* PROBLEM REQUIREMENTS
Pictures stay out of the copy; restate everything else in the material exactly.

* MATERIAL PROVIDED

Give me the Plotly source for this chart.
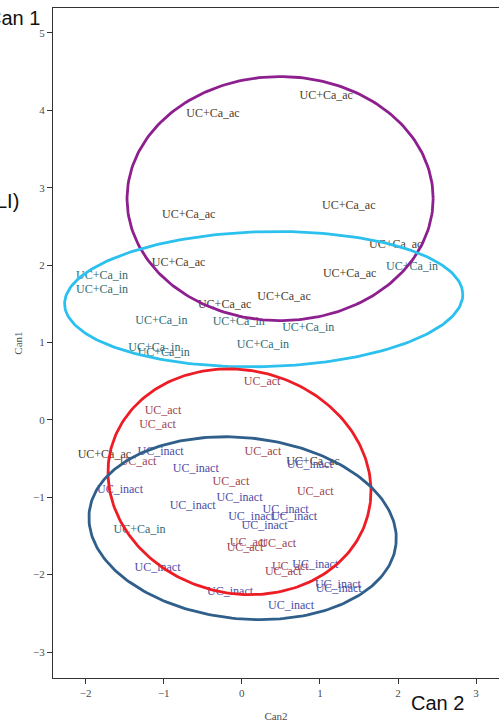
import numpy as np
import plotly.graph_objects as go

# ---- data ----
ac_x = [-0.37, 1.08, -0.68, 1.37, 1.97, -0.81, 1.38, 0.54, -0.22, -1.76, 0.91]
ac_y = [3.95, 4.18, 2.65, 2.76, 2.26, 2.03, 1.89, 1.59, 1.48, -0.45, -0.55]

in_x = [-1.79, -1.79, -1.03, -0.04, 2.18, 0.85, 0.27, -1.12, -1.00, -1.31]
in_y = [1.86, 1.68, 1.28, 1.27, 1.97, 1.19, 0.97, 0.93, 0.87, -1.42]

act_x = [0.26, -1.01, -1.08, -1.33, 0.27, -0.14, 0.94, 0.08, 0.46, 0.04, 0.62, 0.53]
act_y = [0.49, 0.12, -0.06, -0.55, -0.42, -0.80, -0.93, -1.59, -1.60, -1.66, -1.90, -1.97]

inact_x = [-1.04, -0.59, -1.56, -0.63, -0.03, 0.87, 0.56, 0.12, 0.67, 0.29,
           0.94, 1.23, 1.24, -0.15, 0.63, -1.08]
inact_y = [-0.42, -0.63, -0.90, -1.11, -1.01, -0.58, -1.16, -1.25, -1.26, -1.37,
           -1.88, -2.13, -2.19, -2.23, -2.41, -1.92]

groups = ["UC+Ca_ac", "UC+Ca_in", "UC_act", "UC_inact"]
text_colors = ["#4d3b27", "#2e6b73", "#a0424d", "#4b4ca5"]

# ellipse parameters: center x, center y, semi-axis a, semi-axis b, angle (deg)
ell_cx = [0.49, 0.28, -0.03, 0.01]
ell_cy = [2.86, 1.56, -0.80, -1.40]
ell_a = [1.96, 2.55, 1.70, 1.975]
ell_b = [1.577, 0.872, 1.44, 1.17]
ell_ang = [0.0, 1.5, -15.0, -6.0]
ell_colors = ["#8e1f8e", "#2bc0ee", "#ee1c25", "#2f5f8a"]

xs = [ac_x, in_x, act_x, inact_x]
ys = [ac_y, in_y, act_y, inact_y]

fig = go.Figure()

for g, x, y, c in zip(groups, xs, ys, text_colors):
    fig.add_trace(go.Scatter(
        x=x, y=y, mode="text", text=[g] * len(x),
        textposition="middle center",
        textfont=dict(family="Liberation Serif", size=12, color=c),
        showlegend=False, hoverinfo="skip"))

t = np.linspace(0, 2 * np.pi, 240)
for cx, cy, a, b, ang, col in zip(ell_cx, ell_cy, ell_a, ell_b, ell_ang, ell_colors):
    th = np.deg2rad(ang)
    ex = cx + a * np.cos(t) * np.cos(th) - b * np.sin(t) * np.sin(th)
    ey = cy + a * np.cos(t) * np.sin(th) + b * np.sin(t) * np.cos(th)
    fig.add_trace(go.Scatter(x=ex, y=ey, mode="lines",
                             line=dict(color=col, width=2.8),
                             showlegend=False, hoverinfo="skip"))

axis_common = dict(
    showgrid=False, zeroline=False,
    showline=True, linecolor="#333333", linewidth=1.3,
    ticks="outside", ticklen=5, tickwidth=1, tickcolor="#333333",
    tickfont=dict(family="Liberation Serif", size=11, color="#4d4d4d"),
)

fig.update_layout(
    width=499, height=727,
    margin=dict(l=53, r=0, t=8, b=49),
    paper_bgcolor="white", plot_bgcolor="white",
    xaxis=dict(range=[-2.418, 3.293], tickvals=[-2, -1, 0, 1, 2, 3],
               mirror=True,
               title=dict(text="Can2", standoff=13,
                          font=dict(family="Liberation Serif", size=11, color="#4d4d4d")),
               **axis_common),
    yaxis=dict(range=[-3.336, 5.323], tickvals=[-3, -2, -1, 0, 1, 2, 3, 4, 5],
               title=dict(text="Can1", standoff=8,
                          font=dict(family="Liberation Serif", size=11, color="#4d4d4d")),
               **axis_common),
    annotations=[
        dict(text="Can 1", xref="paper", yref="paper",
             x=(42 - 53) / 446, y=(678 - 18) / 670, xanchor="right", yanchor="middle",
             showarrow=False, font=dict(family="Liberation Sans", size=20, color="#111111")),
        dict(text="LI)", xref="paper", yref="paper",
             x=(21 - 53) / 446, y=(678 - 201) / 670, xanchor="right", yanchor="middle",
             showarrow=False, font=dict(family="Liberation Sans", size=20, color="#111111")),
        dict(text="Can 2", xref="paper", yref="paper",
             x=(437 - 53) / 446, y=(678 - 703) / 670, xanchor="center", yanchor="middle",
             showarrow=False, font=dict(family="Liberation Sans", size=20, color="#111111")),
    ],
)

fig.write_html("out.html")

* RESPONSE
Give me the Plotly source for this chart.
import numpy as np
import plotly.graph_objects as go

# ---- data ----
ac_x = [-0.37, 1.08, -0.68, 1.37, 1.97, -0.81, 1.38, 0.54, -0.22, -1.76, 0.91]
ac_y = [3.95, 4.18, 2.65, 2.76, 2.26, 2.03, 1.89, 1.59, 1.48, -0.45, -0.55]

in_x = [-1.79, -1.79, -1.03, -0.04, 2.18, 0.85, 0.27, -1.12, -1.00, -1.31]
in_y = [1.86, 1.68, 1.28, 1.27, 1.97, 1.19, 0.97, 0.93, 0.87, -1.42]

act_x = [0.26, -1.01, -1.08, -1.33, 0.27, -0.14, 0.94, 0.08, 0.46, 0.04, 0.62, 0.53]
act_y = [0.49, 0.12, -0.06, -0.55, -0.42, -0.80, -0.93, -1.59, -1.60, -1.66, -1.90, -1.97]

inact_x = [-1.04, -0.59, -1.56, -0.63, -0.03, 0.87, 0.56, 0.12, 0.67, 0.29,
           0.94, 1.23, 1.24, -0.15, 0.63, -1.08]
inact_y = [-0.42, -0.63, -0.90, -1.11, -1.01, -0.58, -1.16, -1.25, -1.26, -1.37,
           -1.88, -2.13, -2.19, -2.23, -2.41, -1.92]

groups = ["UC+Ca_ac", "UC+Ca_in", "UC_act", "UC_inact"]
text_colors = ["#4d3b27", "#2e6b73", "#a0424d", "#4b4ca5"]

# ellipse parameters: center x, center y, semi-axis a, semi-axis b, angle (deg)
ell_cx = [0.49, 0.28, -0.03, 0.01]
ell_cy = [2.86, 1.56, -0.80, -1.40]
ell_a = [1.96, 2.55, 1.70, 1.975]
ell_b = [1.577, 0.872, 1.44, 1.17]
ell_ang = [0.0, 1.5, -15.0, -6.0]
ell_colors = ["#8e1f8e", "#2bc0ee", "#ee1c25", "#2f5f8a"]

xs = [ac_x, in_x, act_x, inact_x]
ys = [ac_y, in_y, act_y, inact_y]

fig = go.Figure()

for g, x, y, c in zip(groups, xs, ys, text_colors):
    fig.add_trace(go.Scatter(
        x=x, y=y, mode="text", text=[g] * len(x),
        textposition="middle center",
        textfont=dict(family="Liberation Serif", size=12, color=c),
        showlegend=False, hoverinfo="skip"))

t = np.linspace(0, 2 * np.pi, 240)
for cx, cy, a, b, ang, col in zip(ell_cx, ell_cy, ell_a, ell_b, ell_ang, ell_colors):
    th = np.deg2rad(ang)
    ex = cx + a * np.cos(t) * np.cos(th) - b * np.sin(t) * np.sin(th)
    ey = cy + a * np.cos(t) * np.sin(th) + b * np.sin(t) * np.cos(th)
    fig.add_trace(go.Scatter(x=ex, y=ey, mode="lines",
                             line=dict(color=col, width=2.8),
                             showlegend=False, hoverinfo="skip"))

axis_common = dict(
    showgrid=False, zeroline=False,
    showline=True, linecolor="#333333", linewidth=1.3,
    ticks="outside", ticklen=5, tickwidth=1, tickcolor="#333333",
    tickfont=dict(family="Liberation Serif", size=11, color="#4d4d4d"),
)

fig.update_layout(
    width=499, height=727,
    margin=dict(l=53, r=0, t=8, b=49),
    paper_bgcolor="white", plot_bgcolor="white",
    xaxis=dict(range=[-2.418, 3.293], tickvals=[-2, -1, 0, 1, 2, 3],
               mirror=True,
               title=dict(text="Can2", standoff=13,
                          font=dict(family="Liberation Serif", size=11, color="#4d4d4d")),
               **axis_common),
    yaxis=dict(range=[-3.336, 5.323], tickvals=[-3, -2, -1, 0, 1, 2, 3, 4, 5],
               title=dict(text="Can1", standoff=8,
                          font=dict(family="Liberation Serif", size=11, color="#4d4d4d")),
               **axis_common),
    annotations=[
        dict(text="Can 1", xref="paper", yref="paper",
             x=(42 - 53) / 446, y=(678 - 18) / 670, xanchor="right", yanchor="middle",
             showarrow=False, font=dict(family="Liberation Sans", size=20, color="#111111")),
        dict(text="LI)", xref="paper", yref="paper",
             x=(21 - 53) / 446, y=(678 - 201) / 670, xanchor="right", yanchor="middle",
             showarrow=False, font=dict(family="Liberation Sans", size=20, color="#111111")),
        dict(text="Can 2", xref="paper", yref="paper",
             x=(437 - 53) / 446, y=(678 - 703) / 670, xanchor="center", yanchor="middle",
             showarrow=False, font=dict(family="Liberation Sans", size=20, color="#111111")),
    ],
)

fig.write_html("out.html")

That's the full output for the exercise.